LAWS(KAR)-1995-12-6

MASCOT AGRO CHEMICALS P LIMITED BANGALORE Vs. ASSISTANT COLLECTOR OF CUSTOMS CUSTOMS DIVISION VASANTHNAGAR BANGALORE

Decided On December 22, 1995
MASCOT AGRO-CHEMICALS (P) LIMITED, BANGALORE Appellant
V/S
ASSISTANT COLLECTOR OF CUSTOMS, CUSTOMS DIVISION, VASANTHNAGAR, BANGALORE Respondents

JUDGEMENT

(1.) This appeal is by the writ petitioner in W.P. No. 15881 of 1988. The appellant imported a chemical by name "Butachlor" Technical 90% for use in the manufacture of Herbicides. At the time of importation of the chemical in April 1986, the goods were classified under Heading No. 3808.30 of Customs Tariff Act, 1975 and fixed the rate of duty as 70% basic and 40% auxillory. The appellant paid the duty at that rate during the period from 16-4-1986 to 26-6-1986. In June 1987 the said goods were classified under Heading 2942.00 of Customs Tariff Act, 1975 and duty was levied at 60% basic and 40% auxillory. The appellant had thus paid an excess of 10% duty amounting to a total of Rs. 1,90,670.20. The appellant filed a claim for refund of excess on 24-7-1987. The respondents summararily rejected the claim on the ground that the claim is made beyond 6 months and that the claim is barred under Section 27 of the Customs Act, 1962. The above orders were challenged in the writ petition on the ground that Section 27 of the Act can have no application where the levy had no authority of law.

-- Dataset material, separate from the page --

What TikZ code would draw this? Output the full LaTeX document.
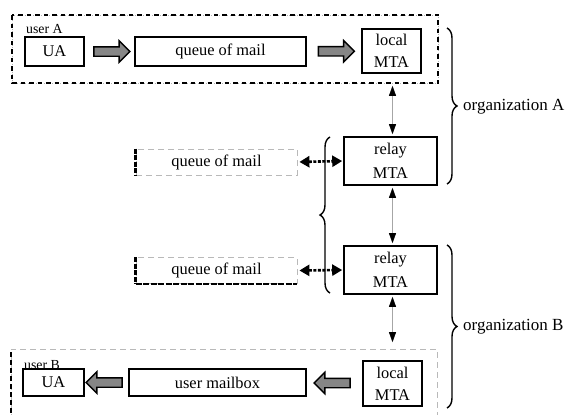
\documentclass[tikz,border=0pt]{standalone}
\usepackage{fontspec}
\setmainfont{Liberation Serif}
\usetikzlibrary{arrows.meta,shapes.arrows,decorations.pathreplacing,calc}
\begin{document}
\begin{tikzpicture}[x=1pt,y=-1pt,
  mainfont/.style={font=\fontsize{16.4}{19}\selectfont},
  box/.style={draw, line width=1.6pt, inner sep=0pt, mainfont, align=center},
  qbox/.style={draw=gray!55, line width=0.8pt, dash pattern=on 6pt off 4pt, inner sep=0pt, mainfont,
    minimum width=161pt, minimum height=26pt},
  blackedge/.style={line width=2.4pt, dash pattern=on 5pt off 1.5pt},
  blk/.style={single arrow, draw, line width=1.4pt, fill=gray!95, minimum height=36pt,
    inner sep=4pt, single arrow head extend=6pt, single arrow tip angle=90},
  thinarr/.style={draw=gray!70, line width=0.6pt, {Triangle[length=10pt,width=7pt,black]}-{Triangle[length=10pt,width=7pt,black]}},
  dotarr/.style={line width=2.6pt, dash pattern=on 3pt off 1.5pt, {Triangle[length=10pt,width=11pt]}-{Triangle[length=10pt,width=11pt]}},
  bracestyle/.style={line width=1.4pt, decorate, decoration={brace, amplitude=10pt}},
  small/.style={font=\fontsize{13.8}{16}\selectfont, inner sep=0pt},
  orgfont/.style={font=\fontsize{17}{20}\selectfont, inner sep=0pt, anchor=west}
]
\useasboundingbox (0,0) rectangle (565,415);

% ---- user A container
\draw[gray!60, line width=0.7pt, dotted] (12,15) rectangle (438,83);
\draw[line width=2.2pt, dash pattern=on 4.5pt off 4pt] (12,15) rectangle (438,83);
\node[small, anchor=base west] (userA) at (26,34) {user A};

\node[box, minimum width=59pt, minimum height=29pt] (uaA) at (54.5,51.5) {UA};
\node[box, minimum width=171pt, minimum height=29pt] (qA) at (220.5,51.5) {queue of mail};
\node[box, minimum width=59pt, minimum height=44pt] (lmA) at (391.5,51) {local\\[3pt]MTA};
\node[blk] (a1) at ($(uaA.east)!0.5!(qA.west)$) {};
\node[blk] (a2) at ($(qA.east)!0.5!(lmA.west)$) {};

% ---- relays
\node[box, minimum width=93pt, minimum height=48pt] (r1) at (390.5,161) {relay\\[5pt]MTA};
\node[box, minimum width=93pt, minimum height=48pt] (r2) at (390.5,270) {relay\\[5pt]MTA};

\node[qbox] (q1) at (216.5,162) {queue of mail};
\node[qbox] (q2) at (216.5,270.5) {queue of mail};
\draw[blackedge] (q1.north west) -- (q1.south west);
\draw[blackedge] (q2.north west) -- (q2.south west);
\draw[line width=2pt, dash pattern=on 6pt off 1.5pt] (q2.south west) -- (q2.south east);

\draw[dotarr, shorten <=2pt, shorten >=1pt] (q1.east) -- (r1.west);
\draw[dotarr, shorten <=2pt, shorten >=1pt] (q2.east) -- (r2.west);

\draw[thinarr, shorten <=12pt, shorten >=2pt] ([xshift=2pt]r1.north |- lmA.south) -- ([xshift=2pt]r1.north);
\draw[thinarr, shorten <=2pt, shorten >=2pt] ([xshift=2pt]r1.south) -- ([xshift=2pt]r2.north);

% ---- user B container
\draw[gray!55, line width=0.8pt, dash pattern=on 6pt off 4pt] (11,420) -- (11,349) -- (437,349) -- (437,420);
\draw[line width=2.4pt, dash pattern=on 5pt off 3pt] (11,352) -- (11,420);
\node[small, anchor=base west] (userB) at (24,369) {user B};

\node[box, minimum width=61pt, minimum height=27pt] (uaB) at (53.5,382.5) {UA};
\node[box, minimum width=177pt, minimum height=27pt] (mbox) at (217.5,382.5) {user mailbox};
\node[box, minimum width=59pt, minimum height=45pt] (lmB) at (392.5,383.5) {local\\[3pt]MTA};
\node[blk, shape border rotate=180] (a3) at ($(uaB.east)!0.5!(mbox.west)$) {};
\node[blk, shape border rotate=180] (a4) at ($(mbox.east)!0.5!(lmB.west)$) {};

\draw[thinarr, shorten <=2pt, shorten >=18pt] ([xshift=2pt]r2.south) -- ([xshift=2pt]r2.south |- lmB.north);

% ---- braces
\draw[bracestyle] (447,28) -- (447,184);
\node[orgfont] (orgA) at (463,107) {organization A};
\draw[bracestyle] (447,245) -- (447,408);
\node[orgfont] (orgB) at (463,327) {organization B};
\draw[bracestyle] (330,293) -- (330,137);
\end{tikzpicture}
\end{document}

(2.) The learned Single Judge dismissed the petition on the ground that there is distinction between cases where the levy is wholly unsustainable in law in that it is opposed to the provision contained in Article 265 of the Constitution of India or is opposed to any other provision of the Constitution and cases where the levy is supported by law but a wrong provision is applied in that the collection was made under a wrong entry. In the former case it is certainly open to the aggrieved party either to file a suit for recovery of tax or duty illegally collected without any authority of law or to approach the High Court under Article 226 of the Constitution of India for relief. But in the latter case the party has to confine himself within the provisions of the Act under which the levy is made and if there is non-compliance with the provisions of the Act he will not be entitled to any relief.

(3.) After hearing Counsel for the appellant and respondent weare clearly of the opinion that the view taken by the learned Single Judge is correct. There is no case for the appellant that levy of the duty is wholly without authority of law. The only case of the appellant is that the duty was levied on the basis of the wrong classification of goods under Heading 3808.30 instead of under heading 2942.00. The petitioner paid the duty under Classification No. 3808.30 without demur. He filed the application for refund only when the same goods were classified under Heading 2942.00 subsequently. It is also pertinent that the petitioner himself initially classified the goods under Heading 3808.30 and paid duty. No doubt the petitioner may be entitled to a refund if the payment is under a mistake. But in cases where the levy is legal but there is excess levy of duty it cannot be said that the levy is not supported by authority of law. At best, it may be a case of excess levy by a wrong order or an irregular exercise of the power to levy duty under the Act. If the levy is under the Act, any person aggrieved by an excess levy of duty has to redress his grievances within the four corners of the Act and cannot be allowed a remedy outside the provisions of this Act, which is a self contained enactment. If such person applies for refund of the excess duty paid under the provision of the Act, which alone the petitioner is entitled to in this case, he has to comply with the provisions of the Act including the one contained in Section 27 of the Act. Admittedly the petitioner did not apply for refund within the time prescribed for in Section 27 of the Act and accordingly he is not entitled to any relief as rightly held by the learned Judge.